I just wanted to say that I really love reading this stuff. Do I understand half of what I read? NO! But when I do manage to parse some of what I read it makes me understand how complex this undertaking is. This in turn reminds me of how thankful I should be that anyone is undertaking something so immense!

I can't WAIT to see the new site!

Good Luck!

Best,

A theTVDb Fan!

Alanoll
Posts: 21
Joined: Tue Oct 14, 2008 11:45 am

Re: New site development update - Jan 2010

Postby Alanoll » Tue Mar 23, 2010 2:28 pm

In regards to versioning, have you considered using a more hierarchical approach?
Meaning...you have a Series, with a Series ID, and perhaps a timestamp of creation. You then want to version the series for any edits such as genre, timeslots, etc, the series specific information that a user can change.

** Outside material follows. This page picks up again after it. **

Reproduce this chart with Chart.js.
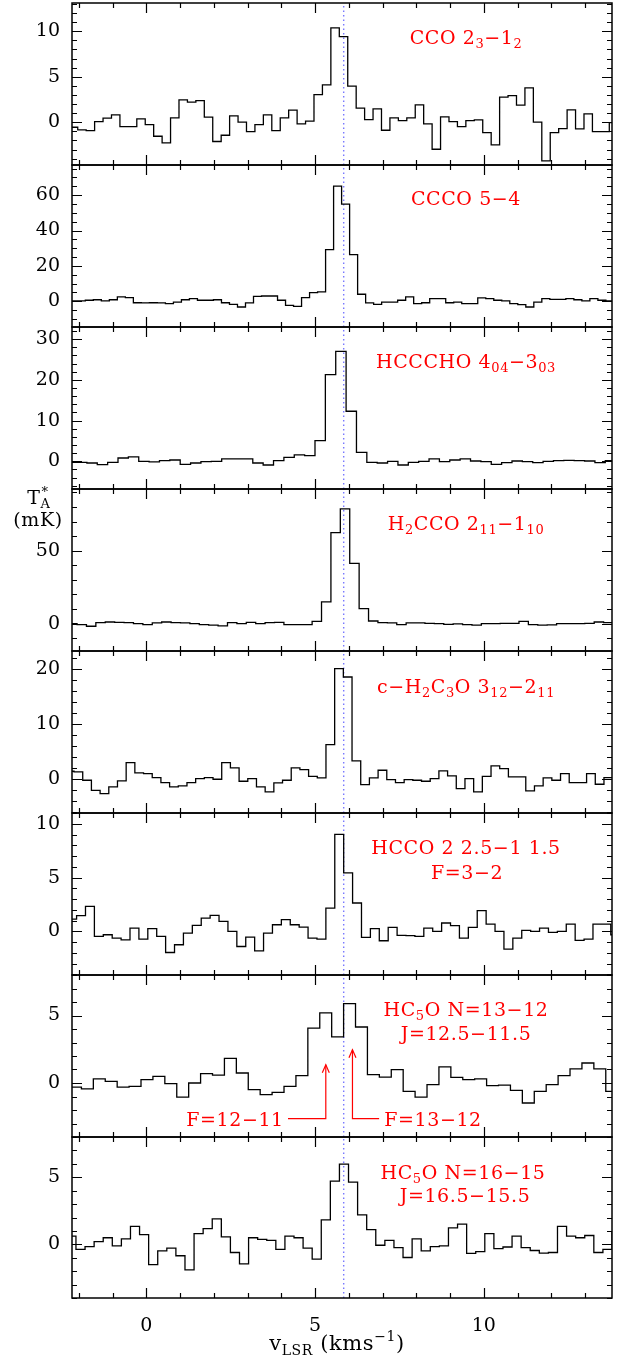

You could then have two tables: a header table and then the actual tables containing all possible versions.

Code: Select all

SELECT
  *
FROM   Series    as S
INNER JOIN vSeries as vS
             ON vS.SeriesID = S.SeriesID
           AND vS.SeriesHeaderID = (SELECT TOP 1 vSH.SeriesHeaderID
                                                  FROM   vSeries as vS2
                                                  INNER JOIN vSeriesHdr AS vSH
                                                              ON vSH.SeriesHeaderID = vS2.SeriesHeaderID
                                                  WHERE vS2.SeriesID = vS.SeriesID
                                                  ORDER BY vSH.SeriesHeaderID DESC)
WHERE S.SeriesID = 9999999


Following that logic, would allow you to then version the episodes contained within the series/seasons and so forth. With the correct index, the performance should be rather good.

szsori
Site Admin
Posts: 1911
Joined: Fri Nov 03, 2006 5:23 pm

Re: New site development update - Jan 2010

Postby szsori » Tue Mar 23, 2010 4:40 pm

That's a really interesting idea. I'm going to have to think that through a bit since there are some instances where the data might not allow that method, in which case we'd need to use a different method. Our tables would need reworking as well, which I'm not sure I'd want to do at this point.

Alanoll
Posts: 21
Joined: Tue Oct 14, 2008 11:45 am

Re: New site development update - Jan 2010

Postby Alanoll » Tue Mar 23, 2010 8:28 pm

yeah, depending on how far you've gotten, it may be more trouble then it's worth.

I've got no idea of the current schema, or even the new one for that matter, but I find that style of versioning allows for more flexibility in terms of points in time then others I've seen. As in, if you wanted to see how the series looked as of version 4, you could add that as a limiting factor within the subquery.

I'm a developer on a product that uses versioning on a daily basis, so I'm more than happy to assist in any way.